The U.S. Department of Agriculture (USDA) on Friday told staff members it has canceled subscriptions carried by its National Agricultural Library as part of a drive by President Donald Trump’s administration to cut federal spending. The move appears to drop nearly 400 of the library’s roughly 2000 journals, including many prominent in various agricultural subfields—but curiously none from the world’s three largest scientific publishers, all of which are for-profit. USDA staff members depicted the move as hasty, indiscriminate slashing.
“We can’t do science without these,” says an Agricultural Research Service (ARS) scientist who spoke on condition of anonymity because they are not authorized to speak publicly about the matter. “This is [like] burning down the Library of Alexandria. You can’t call it the National Agricultural Library if you don’t subscribe to the main ag journals.”
The library provides full texts of paywalled journal articles to USDA’s staff scientists—at the start of the year, ARS alone employed about 2000 scientists and postdoctoral researchers—and loans papers to scientists across the country whose host institutions lack a subscription to a particular journal. The agricultural library is one of five U.S. national libraries.
USDA’s subscription cancellations, which an internal email says were carried out under the supervision of the Elon Musk–led Department of Government Efficiency, eliminated all journals produced by any of 17 publishers, according to a list circulated internally at USDA on Friday and obtained by Science. (The library will still be able to provide users access to back issues published in 2023 or earlier—a standard provision of contracts in the event of cancellations.)
Most of the affected publishers are university or nonprofit scientific society presses, including Cambridge University Press; Oxford University Press; the American Phytopathological Society; the U.S. National Academy of Sciences, which publishes the Proceedings of the National Academy of Sciences; and AAAS, which publishes Science. (Science’s News section is editorially independent.) Several of the journals whose subscriptions were canceled rank in the top quartile for impact factor in their subfield—for example, the Royal Society of Chemistry’s Food & Function and Oxford’s Journal of Integrated Pest Management.
The National Agricultural Library cuts didn’t include journals at Elsevier, Springer Nature, and Wiley. Together those publishers accounted for more than half of the library’s journal subscriptions before the cuts, according to an analysis by Science. Studies of journal subscription fees indicate that on average, scientific society publishers charge less than such for-profit companies.

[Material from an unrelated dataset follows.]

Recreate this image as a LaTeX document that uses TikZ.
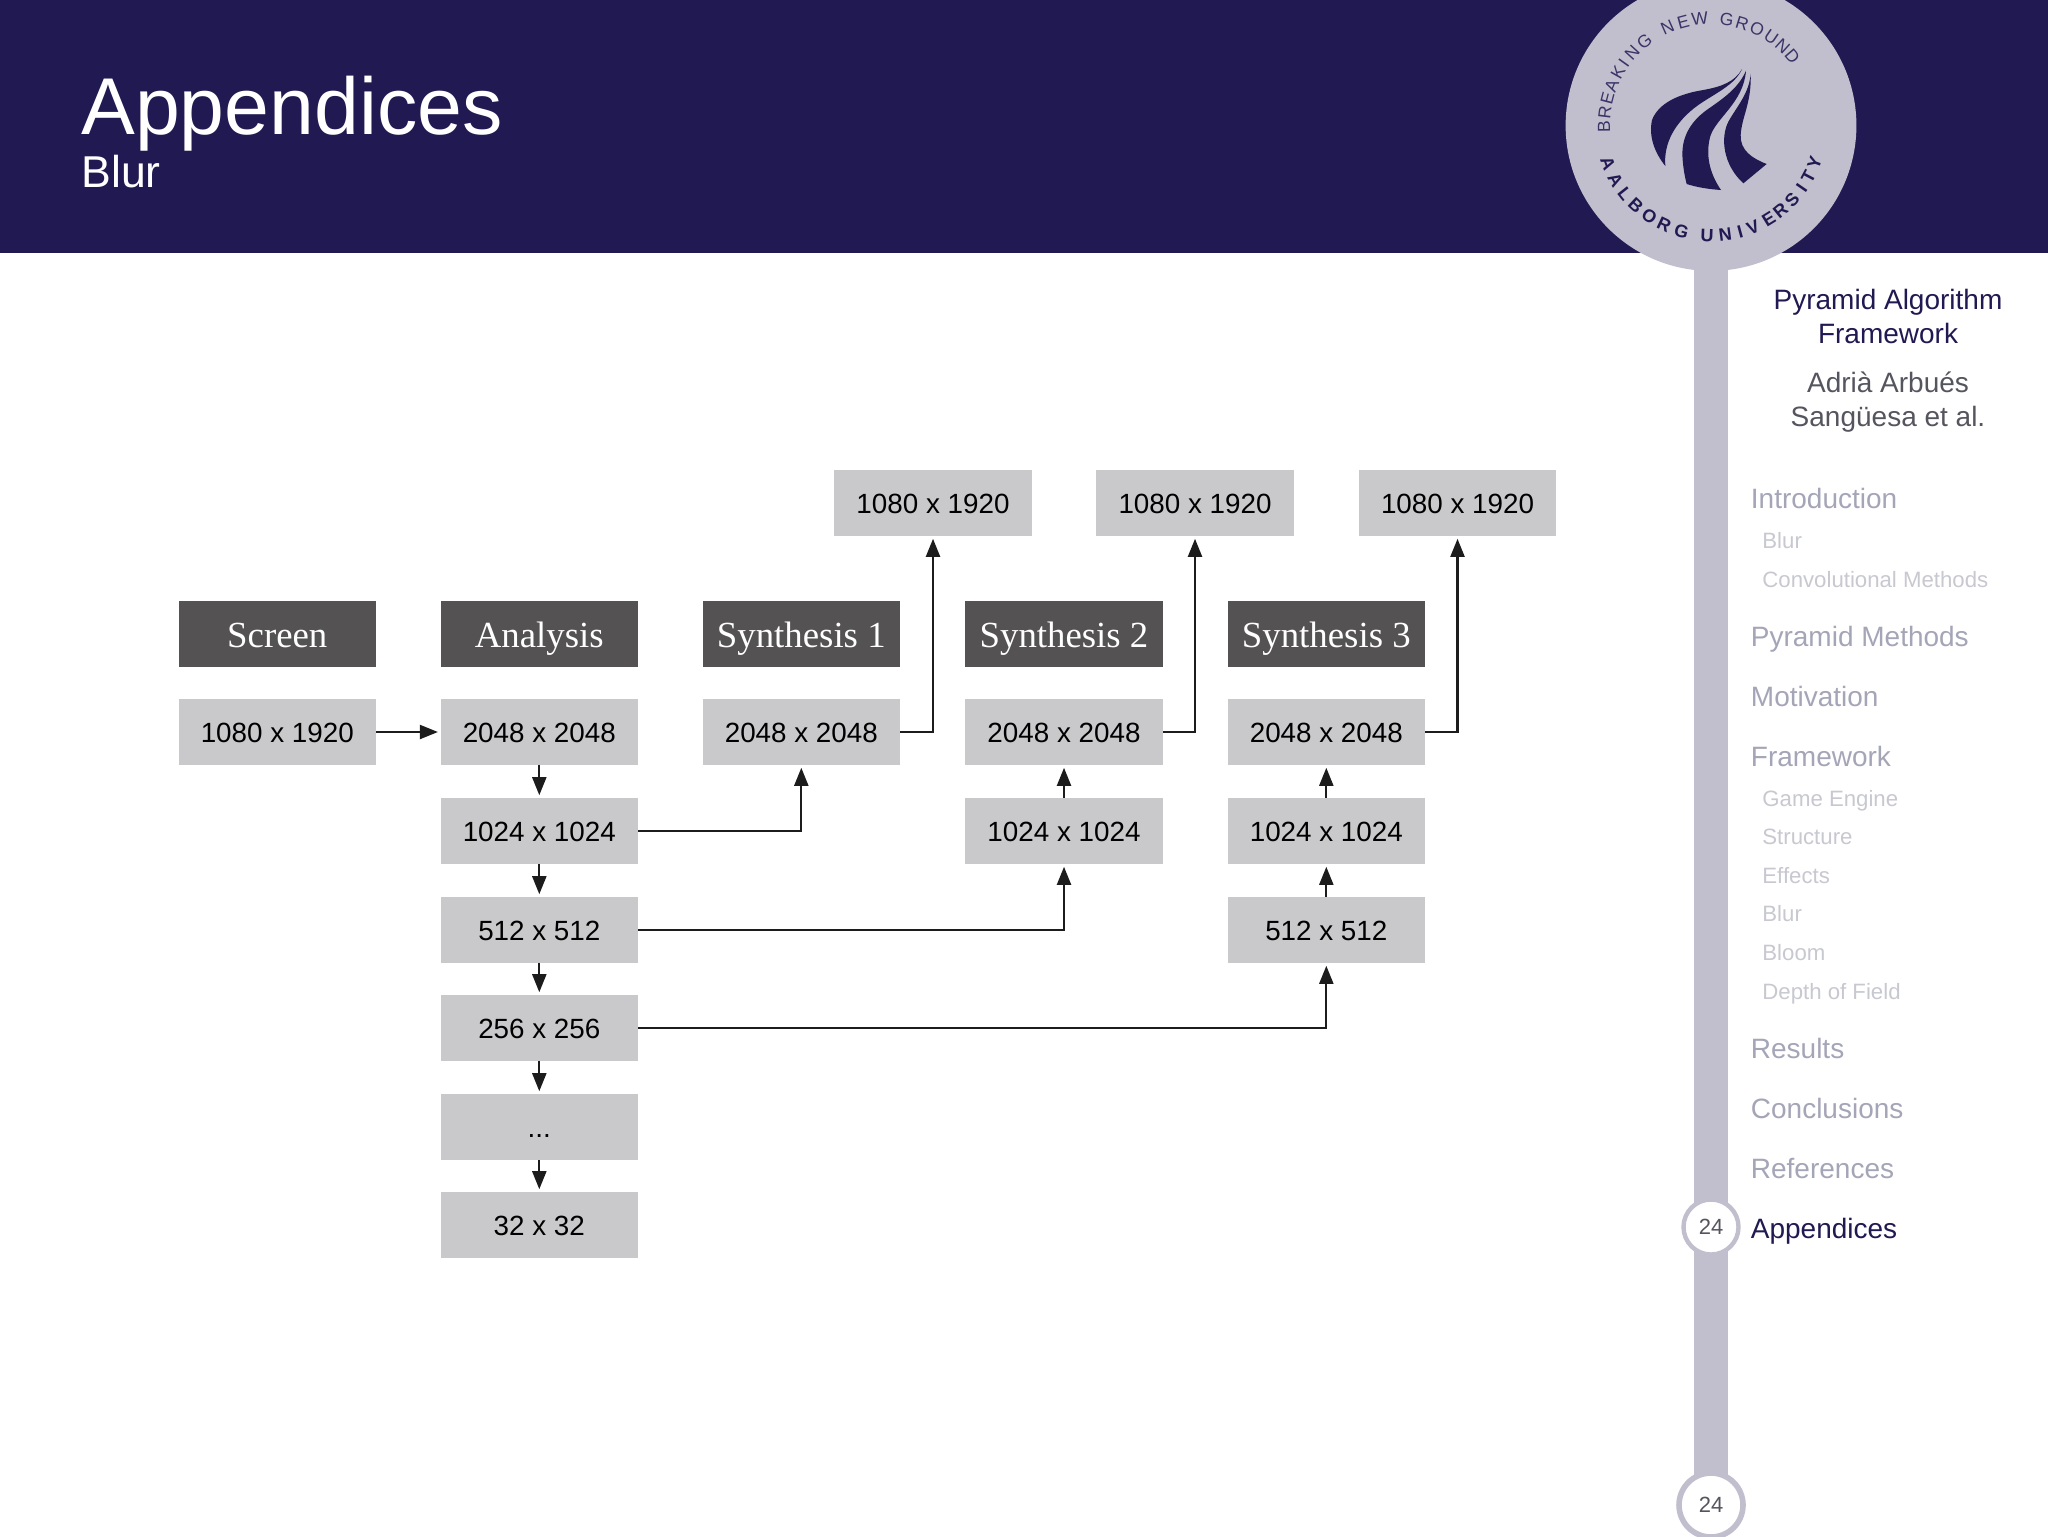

In response to a list of questions and a request for an interview by Science, USDA’s press office provided an emailed response. As part of the Trump administration’s efforts to “improve government [and] eliminate inefficiencies,” the head librarian of the National Agricultural Library “determined which subscriptions were the most widely used, and USDA determined the subscriptions contracts with minimal use will be terminated,” the statement says.
On Friday, USDA told staff members it would consider restoring some of the journals but gave them only a few hours that day to submit justifications, according to internal messages seen by Science—a tight timetable some agency researchers considered head spinning given the volume of journals involved.
“Peer-reviewed publications are literally the cornerstones and building blocks of science, and taking these away from scientists at USDA is like you’re building a house and pull out the foundation: Everything else above becomes more unstable,” said Chris Stelzig, executive director of the Entomological Society of America. “USDA scientists are doing this work to protect the American food supply, and it frustrates me that that’s not being recognized here.”
In recent years, some U.S. academic libraries have also decided to cut journal subscriptions, as their price increases have outpaced inflation while library budgets have stayed flat. But university librarians typically review data about how often users on their campus access the journals, and consult with faculty members to identify journals critical to a field that may not receive many downloads, before terminating any deals—far from what unfolded at USDA.